Niels Deen beaamt dat: “We zijn druk aan het oefenen met Canvas Conferences. Gelukkig is donderdag de gratis versie van open-source webconferentiesysteem BigBlueButton omgezet in een betaalde versie. Tot vorige week had ik er nog nooit van gehoord, maar het voelt wel goed om op grote blauwe knoppen te rammen. De gratis versie kon niet zoveel gebruikers aan, terwijl de (door de TU/e) betaalde versie meer capaciteit biedt nu er veel meer mensen tegelijkertijd gebruik van willen maken.”
Tentamenzorgen
Meer zorgen maken docenten zich over het tentamineren van de stof. Tom Verhoeff hoopt dat er op een of andere manier gesurveilleerd kan worden: “De afsluitende tentamens, een regulier en twee herkansingen, worden een soort ‘take home’. We zoeken naar mogelijkheden voor remote proctoring.”

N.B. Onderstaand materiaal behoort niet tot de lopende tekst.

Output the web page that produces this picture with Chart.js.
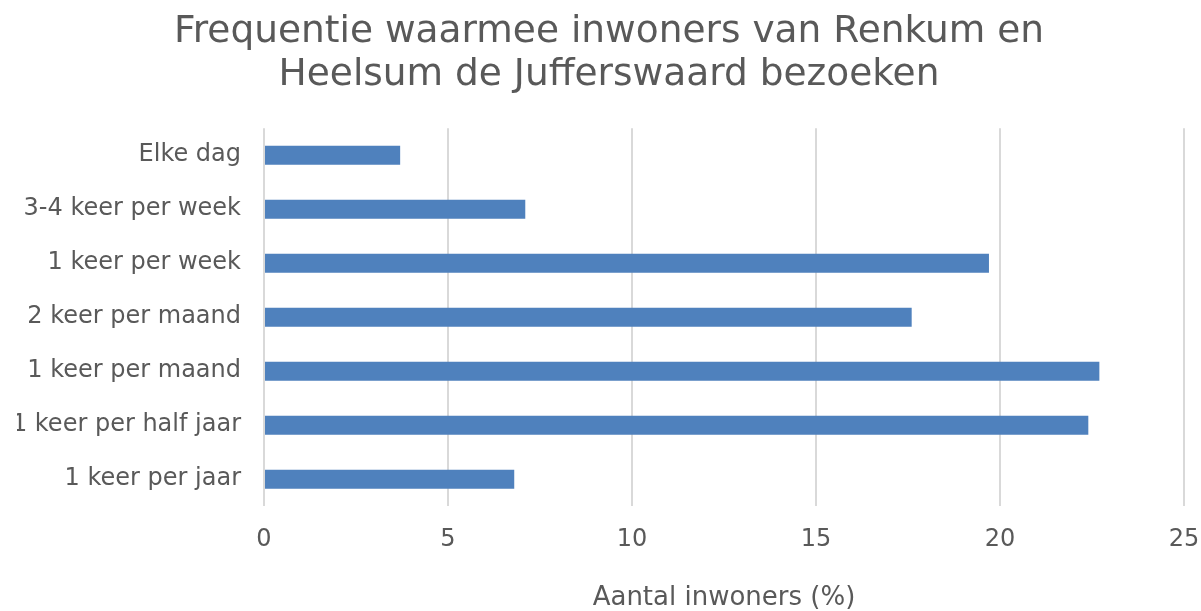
<!DOCTYPE html>
<html>
<head>
<meta charset="utf-8">
<script src="https://cdn.jsdelivr.net/npm/chart.js@4"></script>
<style>
  html, body { margin: 0; padding: 0; background: #fff; }
  #wrap { width: 1201px; height: 611px; }
</style>
</head>
<body>
<div id="wrap"><canvas id="freqChart" width="1201" height="611"></canvas></div>
<script>
// data
const categories = [
    'Elke dag',
    '3-4 keer per week',
    '1 keer per week',
    '2 keer per maand',
    '1 keer per maand',
    '1 keer per half jaar',
    '1 keer per jaar'
];
const percentages = [3.7, 7.1, 19.7, 17.6, 22.7, 22.4, 6.8];
const xTicks = [0, 5, 10, 15, 20, 25];
const titleLines = ['Frequentie waarmee inwoners van Renkum en', 'Heelsum de Jufferswaard bezoeken'];
const xTitle = 'Aantal inwoners (%)';

const textColor = '#595959';
const fontFamily = '"DejaVu Sans", Verdana, sans-serif';

const ctx = document.getElementById('freqChart').getContext('2d');
new Chart(ctx, {
    type: 'bar',
    data: {
        labels: categories,
        datasets: [{
            label: 'Aantal inwoners',
            data: percentages,
            backgroundColor: '#4F81BD',
            borderWidth: 0,
            barPercentage: 0.7,
            categoryPercentage: 0.5
        }]
    },
    options: {
        indexAxis: 'y',
        responsive: false,
        animation: false,
        layout: {
            padding: { left: 17, right: 0, top: 11, bottom: 0 }
        },
        plugins: {
            legend: { display: false },
            tooltip: { enabled: false },
            title: {
                display: true,
                text: titleLines,
                color: textColor,
                font: { family: fontFamily, size: 37.5, weight: 'normal', lineHeight: 1.15 },
                padding: { top: 0, bottom: 31 }
            }
        },
        scales: {
            x: {
                min: xTicks[0],
                max: xTicks[xTicks.length - 1],
                afterBuildTicks: (scale) => {
                    scale.ticks = xTicks.map(v => ({ value: v }));
                },
                // keep a fixed right margin, the "25" label hangs into it
                afterFit: (scale) => { scale.paddingRight = 17; },
                grid: {
                    color: '#d9d9d9',
                    lineWidth: 2,
                    drawTicks: false
                },
                border: { display: false },
                ticks: {
                    color: textColor,
                    font: { family: fontFamily, size: 24 },
                    padding: 19
                },
                title: {
                    display: true,
                    text: xTitle,
                    color: textColor,
                    font: { family: fontFamily, size: 26, lineHeight: 1.0 },
                    padding: { top: 12, bottom: 0 }
                }
            },
            y: {
                afterFit: (scale) => { scale.width = 247; },
                grid: { display: false, drawTicks: false },
                border: { display: false },
                ticks: {
                    color: textColor,
                    font: { family: fontFamily, size: 24 },
                    padding: 23
                }
            }
        }
    }
});
</script>
</body>
</html>
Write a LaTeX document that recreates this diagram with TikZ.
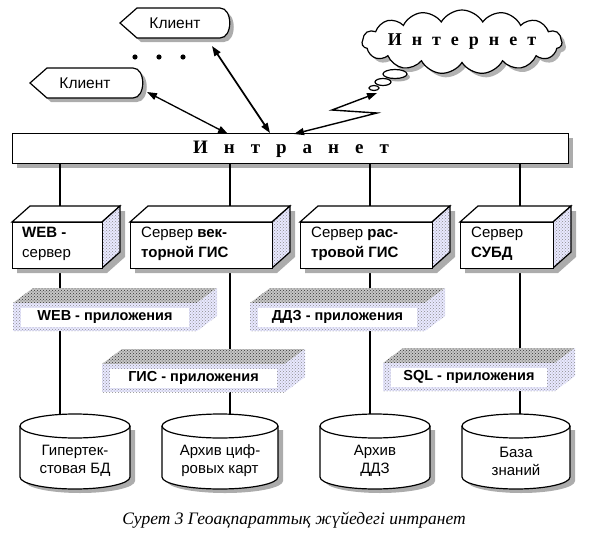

Van Meeuwen denkt dat als het lukt om alle tentamens online af te nemen, de TU/e een plaats in het Guinness Book of Records verdient. “Er is nu nog geen technische oplossing. We zijn bezig met de eerste testen, maar het is een majeure opgave. We hebben docenten gevraagd om alternatieve toetsvormen te vinden. Het belangrijkste is dat studenten niet de dupe worden.”
Begeleiding
En dan is er ook nog te dealen met de maatschappelijke crisis. Lenneke Kuijer, docent bij Industrial Design, heeft eigenlijk te weinig tijd. “Ik heb er een extra baan naast gekregen omdat de scholen gesloten zijn. Gelukkig helpt mijn man ook, maar de helft van mijn tijd ben ik nu basisschooljuf. Het is best heel leuk om te doen en geeft een uniek kijkje in de leefwereld van mijn kinderen (van 6 en 8), maar hierdoor houd ik minder tijd en energie over voor mijn TU/e werkzaamheden.”
Dit kwartaal coördineert Kuijer geen vak. “Ik begeleid wel zo’n vijftien studenten in projecten. Deze begeleiding gaat nu natuurlijk virtueel, wat ik normaal ook wel eens doe. De lange duur maakt echter wel een groot verschil hier. Elkaar fysiek ontmoeten geeft een veel betere indruk van het werk van de studenten, maar ook van hoe zij zich voelen en hoe de groepsdynamiek is. Ik maak me best zorgen over hoe het gaat met mijn studenten, omdat ik daar nu minder kijk op heb. Zeker omdat ze ook moeilijker kunnen werken met alle beperkingen zoals geen beschikking over labs en geen contact met eindgebruikers bijvoorbeeld.”
Aan het digitaal maken van haar vak in Q4 is Kuijer nog niet begonnen. “Ik kijk daar wel tegenop omdat ik erg houd van de dynamiek van het klaslokaal. Ik probeer er het beste van te maken en zie wel hoe het verder gaat lopen.” Voor haar studenten heeft ze nog een boodschap: “Aarzel niet om contact op te nemen als je vastloopt of gewoon even wilt praten. We vinden altijd wel een gaatje.”